To be fair, most people probably aren't as blatant about concern-trolling as the example comment above, but the sentiment is often there. In a society that prizes slenderness, fat-shaming is one of the most common forms of concern-trolling. Of course, there are a number of other factors that are important to your health that have nothing to do with weight, but concern trolls tend to zero in on the health aspect to justify their criticisms. They don't have a problem with fat people (supposedly); they just worry about them.

2. "You look so tired. Do you want to borrow some makeup?"
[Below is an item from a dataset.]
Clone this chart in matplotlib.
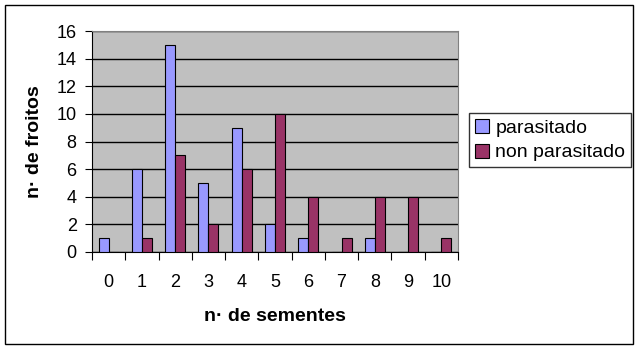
import matplotlib.pyplot as plt
import matplotlib.patches as patches
import numpy as np

# data
sementes = ['0', '1', '2', '3', '4', '5', '6', '7', '8', '9', '10']
parasitado = [1, 6, 15, 5, 9, 2, 1, 0, 1, 0, 0]
non_parasitado = [0, 1, 7, 2, 6, 10, 4, 1, 4, 4, 1]

plt.rcParams['font.family'] = ['Liberation Sans', 'DejaVu Sans']

fig = plt.figure(figsize=(6.4, 3.5), dpi=100)
ax = fig.add_axes([92/640, 1 - 252/350, 366/640, 221/350])

x = np.arange(len(sementes))
w = 0.3
ax.bar(x - w/2, parasitado, w, color='#9999FF', edgecolor='black', linewidth=0.8,
       label='parasitado', zorder=3)
ax.bar(x + w/2, non_parasitado, w, color='#993366', edgecolor='black', linewidth=0.8,
       label='non parasitado', zorder=3)

ax.set_facecolor('#C0C0C0')
ax.set_xlim(-0.5, len(sementes) - 0.5)
ax.set_ylim(0, 16)
ax.set_yticks(range(0, 17, 2))
ax.yaxis.grid(True, color='black', linewidth=1)
ax.set_axisbelow(True)

# category boundary ticks, labels centred between them
ax.set_xticks(np.arange(-0.5, len(sementes)), minor=False)
ax.set_xticklabels([])
ax.set_xticks(x, minor=True)
ax.set_xticklabels(sementes, minor=True)
ax.tick_params(axis='x', which='major', length=6, direction='out', color='black')
ax.tick_params(axis='x', which='minor', length=0, pad=16, labelsize=13)
ax.tick_params(axis='y', length=5, direction='out', labelsize=13, pad=6)

for s in ['top', 'right']:
    ax.spines[s].set_color('#808080')
ax.spines['left'].set_color('black')
ax.spines['bottom'].set_color('black')

ax.set_xlabel('n· de sementes', fontsize=14, fontweight='bold', labelpad=12)
ax.set_ylabel('n· de froitos', fontsize=14, fontweight='bold', labelpad=10)

leg = fig.legend(loc='upper left', bbox_to_anchor=(469/640, 1 - 113/350),
                 fontsize=14, frameon=True, fancybox=False, edgecolor='black',
                 handlelength=0.75, handleheight=0.75, handletextpad=0.3,
                 borderpad=0.3, labelspacing=0.35, borderaxespad=0)
leg.get_frame().set_linewidth(1)

# outer chart border
fig.patches.append(patches.Rectangle((5/640, 6/350), 628/640, 339/350,
                                     transform=fig.transFigure, fill=False,
                                     edgecolor='black', linewidth=1))

fig.savefig('out.png', dpi=100)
...Thanks? Makeup is great, but nobody should feel like they have to wear it all the time — and comments like this just perpetuate the idea that everyone has to look perfectly put-together all the time.
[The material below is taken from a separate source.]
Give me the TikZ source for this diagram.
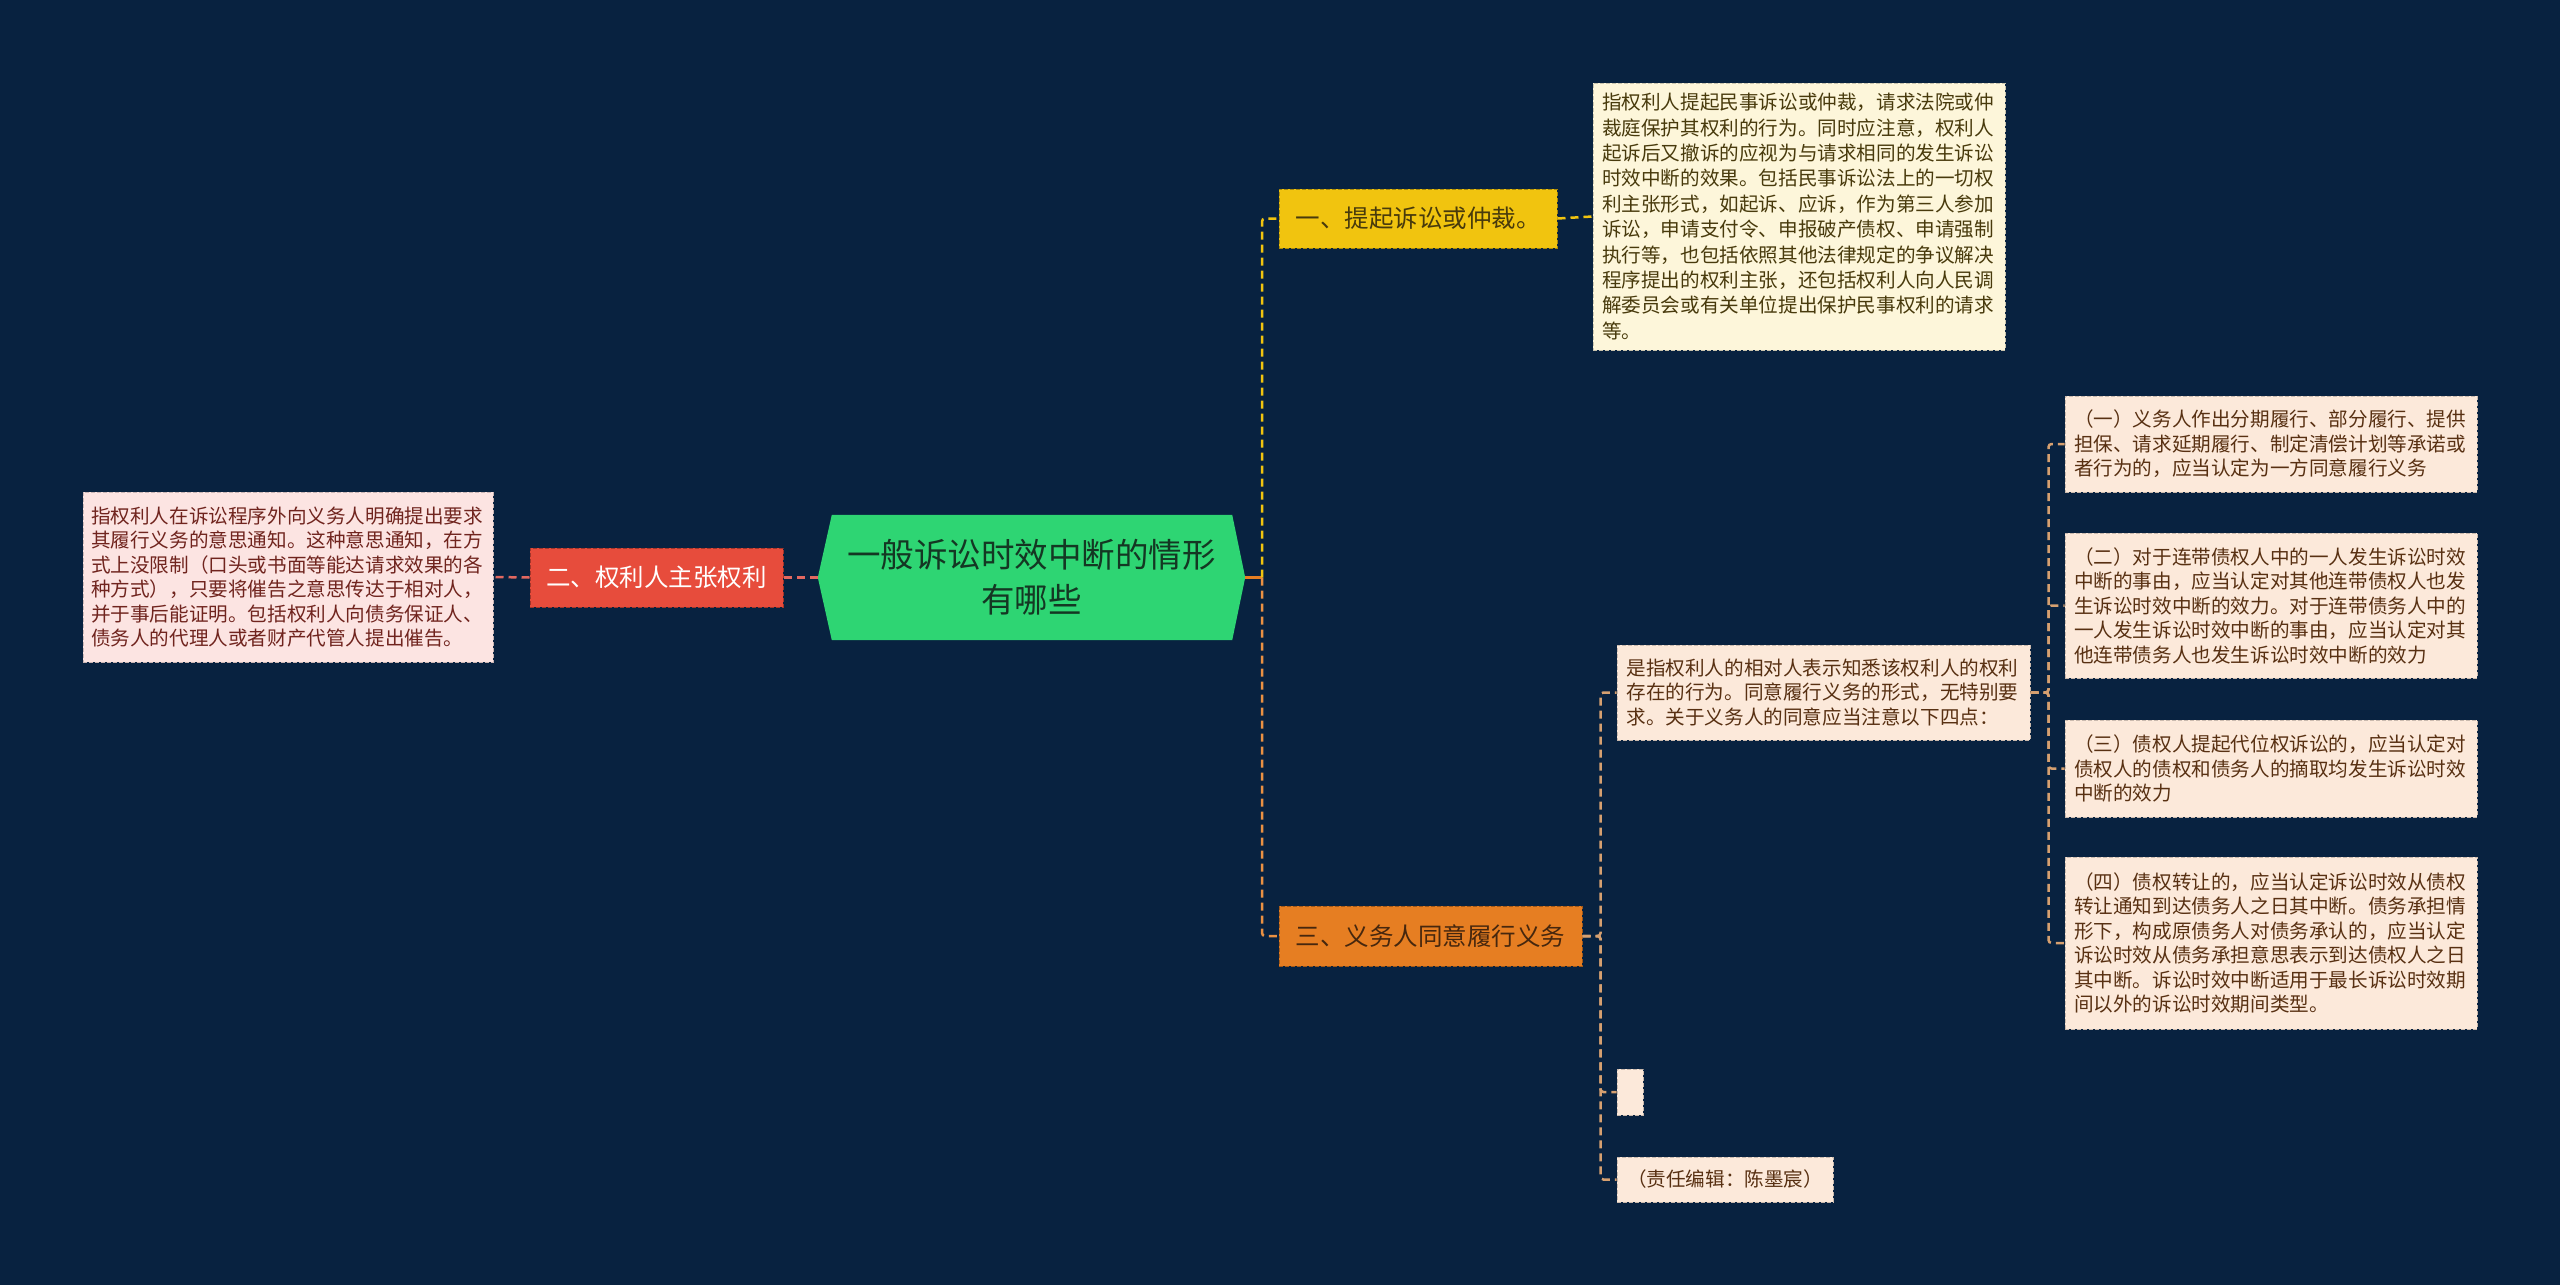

3. "I just wanted to make sure you know you can see your cellulite in that."

Oh my goodness, WHAT? You mean you can actually see evidence of humanity? Cellulite is a perfectly normal condition that happens to both men and women, though women tend to experience it more often. Although these dimply fat deposits occur in an estimated 90 percent of women, society's inflexible standards of beauty consider it undesirable, and as a result, we unconsciously learn to look for it in other people. Even if it's done unconsciously, trying to "improve" someone's appearance by pointing out things like cellulite just perpetuates impossible beauty ideals. Besides, it's totally rude.

4. "Those really aren't the right glasses for your face shape."
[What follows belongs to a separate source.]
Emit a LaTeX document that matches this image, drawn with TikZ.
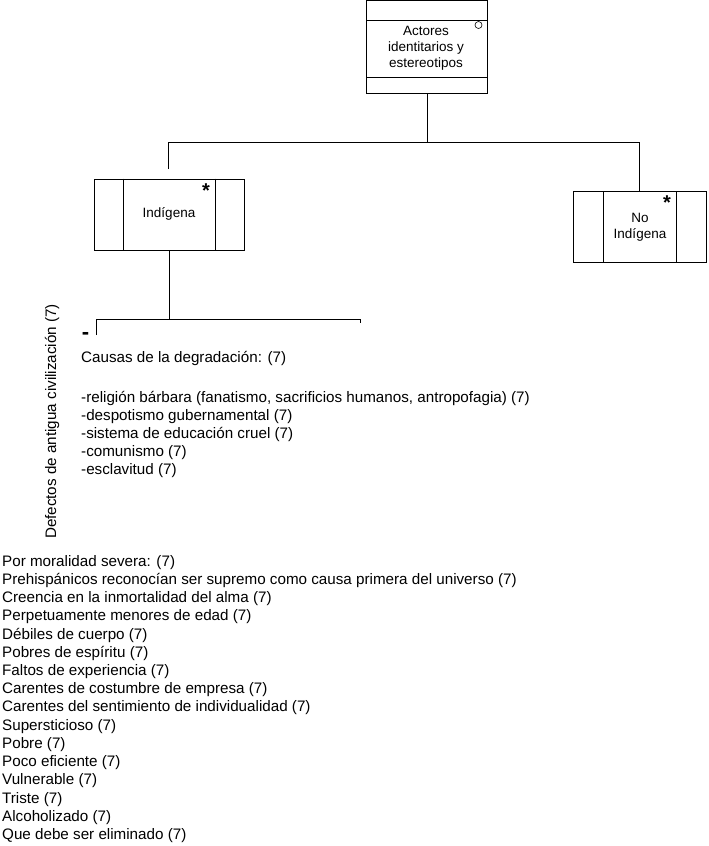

Any time someone tries to tell you to wear the "right" styles, run far away, because — spoiler alert! — there are no correct styles in the first place. Fashion is about the person wearing the clothes, not some arbitrary style dictated by the whims of society, and if you want to wear something, go for it. If someone tries to make you feel bad about yourself for your sense of fashion, they're probably not worth hanging around in the first place.

5. "You'd look so much taller/prettier/slimmer if you wore the right clothes."

Clothes shouldn't be about "fixing" your body to emulate whatever ideal is en vogue at the time. For one thing, those standards are completely subjective, and for another, our unique attributes are what make us interesting. So I don't know about you, but I'll happily wear capris when I feel like it — yes, I'm aware that they make me look short. This just in: It's because I am short. Isn't it weird how that works?